Он изучал записку по буквам, но больше ничего не сумел из неё выжать. Далее своё слово должна была сказать экспертиза.
– Но и это – уже сенсация! – Аверин подался вперёд и прижал руки к груди. – Раз жив, значит, ему можно помочь. Он у меня единственный остался! Я вас умоляю… Попробуйте выручить мальчика, иначе я откажусь от дальнейшей жизни. Я потерял всё, вернее, почти всё. Остался один Антон. Надо узнать, что им нужно. Я соберу деньги. Продам драгоценности, вещи, займу у друзей, если своих не хватит. Среди них есть учёные с мировыми именами, и они мне не откажут. Раз вы, Всеволод, всё равно пришли, то помогите мне!
– Постараюсь помочь, но я – не Господь Бог, – буднично ответил Грачёв. – Николай Николаевич, вот вы получили эту записку. Что делали дальше? Почему вы решили обратиться к Андрею? Допустим, здесь сказано насчёт милиции, но дальнейшие ваши действия… Отправились бы, к примеру, в «Алекс». Это – частная лавочка. Знаете про такую? Многие туда обращаются.
– Мы с Андреем Георгиевичем знакомы с прошлого года. Я уверен, что он может всё. Буквально всё! У него обширные связи, агентура. Вдруг кто-нибудь из этих людей видел моего сына?
– Вы, надеюсь, понимаете, что Антон начал употреблять наркотики? – спросил Озирский, снова чиркая зажигалкой.
– Да, я ещё не маразматик. – Аверин так и посасывал свою трубку.
– И вы пришли к выводу, что раз ваш сын связался с наркоманами, его могут знать какие-то знакомые Андрея Озирского? Так? – Грачёв вцепился в Аверина, как клещ.
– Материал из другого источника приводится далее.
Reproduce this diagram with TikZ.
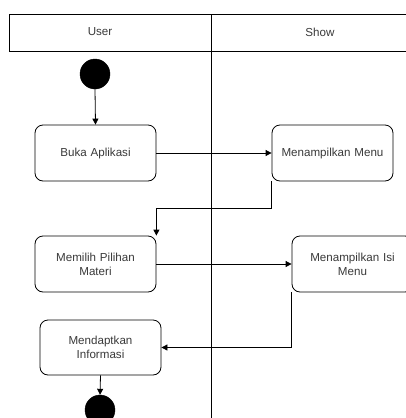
\documentclass[tikz,border=0pt]{standalone}
\usepackage{fontspec}
\setmainfont{Liberation Sans}
\usetikzlibrary{arrows.meta}
\definecolor{txt}{HTML}{3A3A3A}
\tikzset{
  act/.style={draw=black, line width=0.8pt, rounded corners=8pt, minimum width=121pt, minimum height=56pt, text width=110pt, align=center, inner sep=0pt, text=txt, font=\fontsize{11.6}{14}\selectfont},
  dot/.style={circle, fill=black, draw=black, minimum size=30pt, inner sep=0pt},
  flow/.style={draw=black, line width=0.8pt, -{Triangle[length=6pt,width=6pt]}},
  lane/.style={draw=black, line width=0.8pt},
  lbl/.style={text=txt, font=\fontsize{11.6}{14}\selectfont}
}
\begin{document}
\begin{tikzpicture}[x=1pt,y=-1pt]
\useasboundingbox (0,0) rectangle (406,418);
\clip (0,0) rectangle (406,418);
\fill[white] (0,0) rectangle (406,418);
% swimlane header
\coordinate (hTL) at (9,14);
\coordinate (hBL) at (9,51);
\coordinate (hTR) at (410,14);
\coordinate (hBR) at (410,51);
\coordinate (divT) at (211,14);
\coordinate (divB) at (211,420);
\draw[lane] (hTR) -- (hTL) -- (hBL) -- (hBR);
\draw[lane] (divT) -- (divB);
\node[lbl] (user) at (100,32) {User};
\node[lbl] (show) at (320,32) {Show};
% activities
\node[dot] (start) at (95,74) {};
\node[act] (b1) at (95.5,153) {Buka Aplikasi};
\node[act] (b2) at (332.5,153) {Menampilkan Menu};
\node[act] (b3) at (95.5,264) {Memilih Pilihan\\Materi};
\node[act] (b4) at (352.5,264) {Menampilkan Isi\\Menu};
\node[act, minimum height=55pt] (b5) at (100.5,347.5) {Mendaptkan\\Informasi};
\node[dot] (end) at (100,410) {};
% connectors
\draw[flow] (start.south) -- (b1.north);
\draw[flow] (b1.east) -- (b2.west);
\draw[flow] (b2.south west) -- ++(0,27) -| (b3.north east);
\draw[flow] (b3.east) -- (b4.west);
\draw[flow] (b4.south west) |- (b5.east);
\draw[flow] (b5.south) -- (end.north);
\end{tikzpicture}
\end{document}
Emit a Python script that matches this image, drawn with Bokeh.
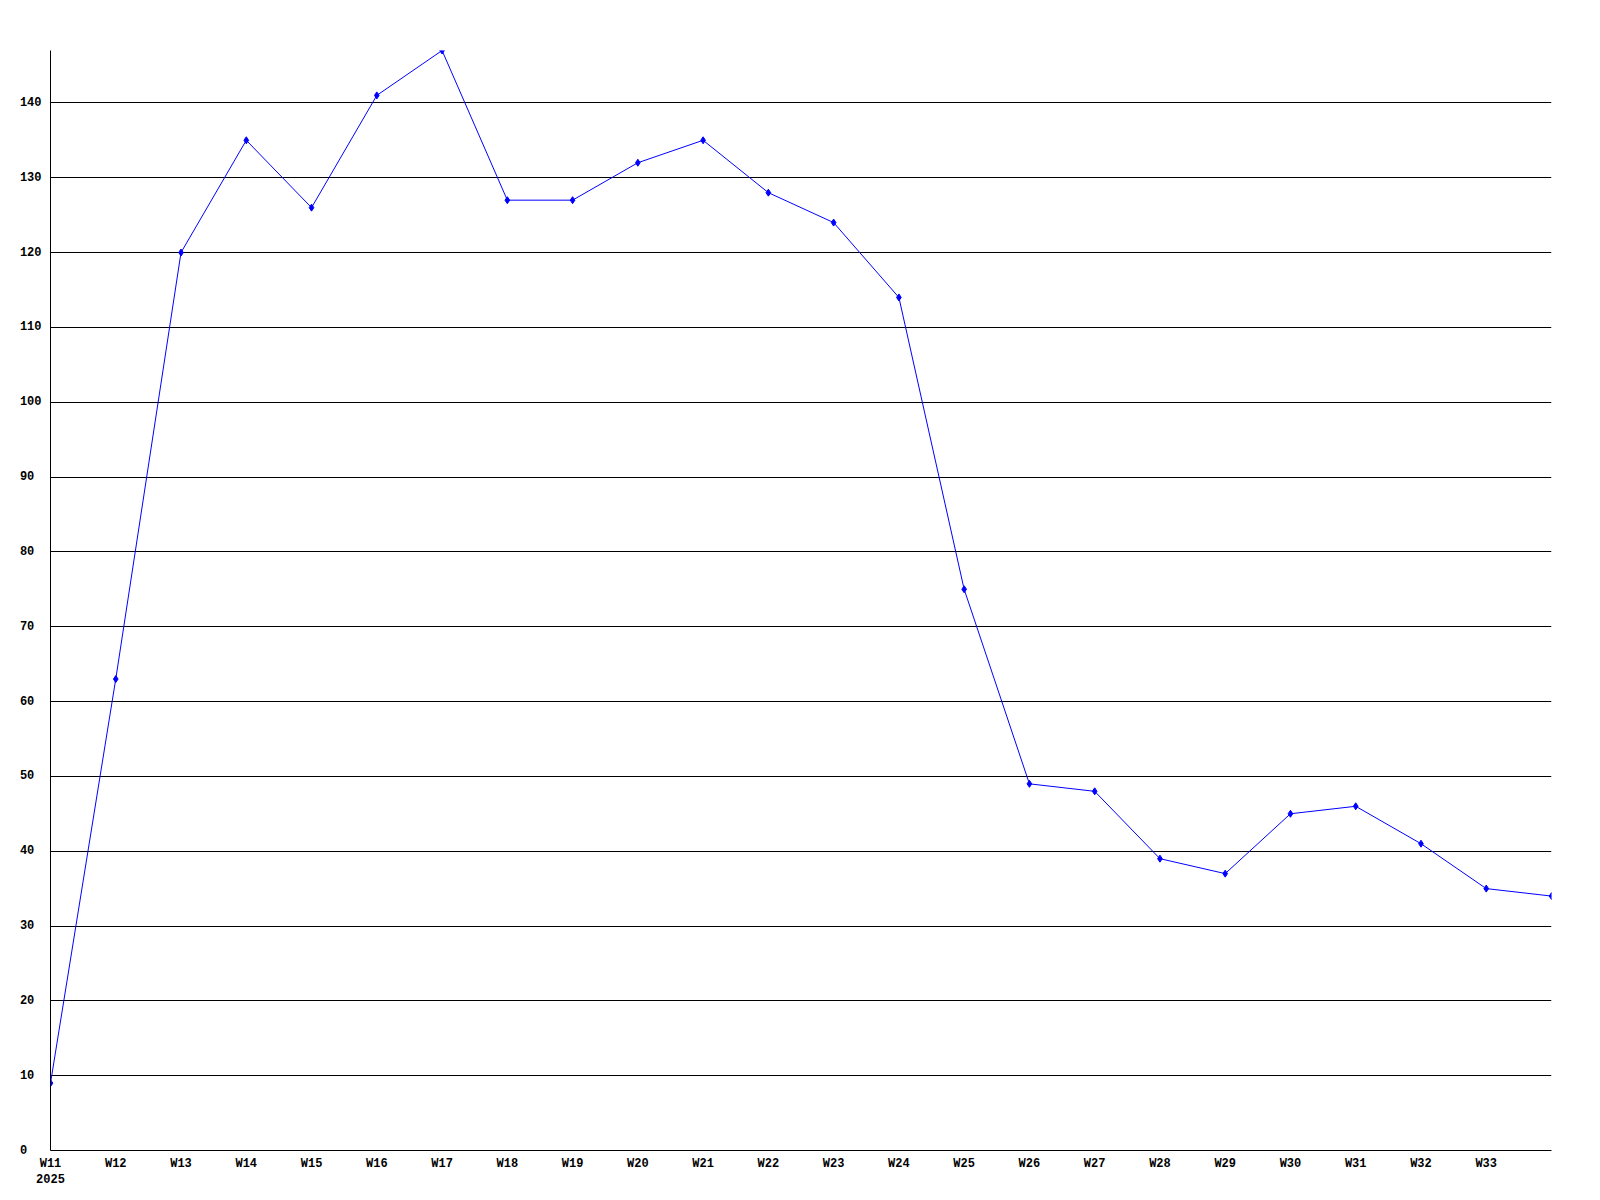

– Да, так. К тому же, я посоветовался… Вернее, мне посоветовали. Сам я нахожусь в полной прострации, как вы понимаете.
– Кто посоветовал? – сразу сделал стойку Грачёв.
– Девушка… Дай Бог память! Кажется, Лиза Сазонова.
– Это девушка Антона? Сколько, кстати, ему лет? – Грачёв вёл уже настоящий допрос.
– Девятого сентября исполнилось семнадцать… Если исполнилось, конечно. – Аверин болезненно поморщился и отложил трубку.
– Так, а что это за Лиза Сазонова? Они давно ходили вместе? Вы в курсе? – помог Грачёву Озирский.
– Я её раза два здесь видел. Правда, они сразу же вместе с Антоном покидали квартиру, как только я появлялся на пороге. Антон говорил, что Лиза меня стесняется.
– Не типично для современной молодёжи, – заметил Андрей, обмахиваясь картонной папкой, взятой со стола профессора. – Как она выглядит, эта самая Лиза?
– Обыкновенно. – Аверин не понимал цели этих расспросов. – Чёрненькая, волосы гладко причёсаны, сзади хвост. Мой сын блондин, так что Лиза как раз в его вкусе.
– Она похожа на шлюшку? Ну, там, мини-юбка, вызывающая косметика, ажурные колготки? – продолжал сыпать вопросами Всеволод. – Поверьте, это очень важно, иначе я бы не стал тратить время.
– Что вы! Лиза действительно ходит в «варёных» джинсах, но красится весьма умеренно. Разноцветные резинки носит на волосах, как маленькая девочка. У неё такой болезненный вид, она мёрзнет всё время. В августе жара была, до самой осени, а она ходила всё время с длинным рукавом…
Всеволод с Андреем переглянулись, но Аверин не обратил на это внимания. Потом Грачёв снова нарушил молчание.
– Поскольку речь идёт о жизни вашего сына, постарайтесь вспомнить следующее. Как вы встретились с Лизой последний раз, и почему вдруг возникла идея обращаться к Андрею?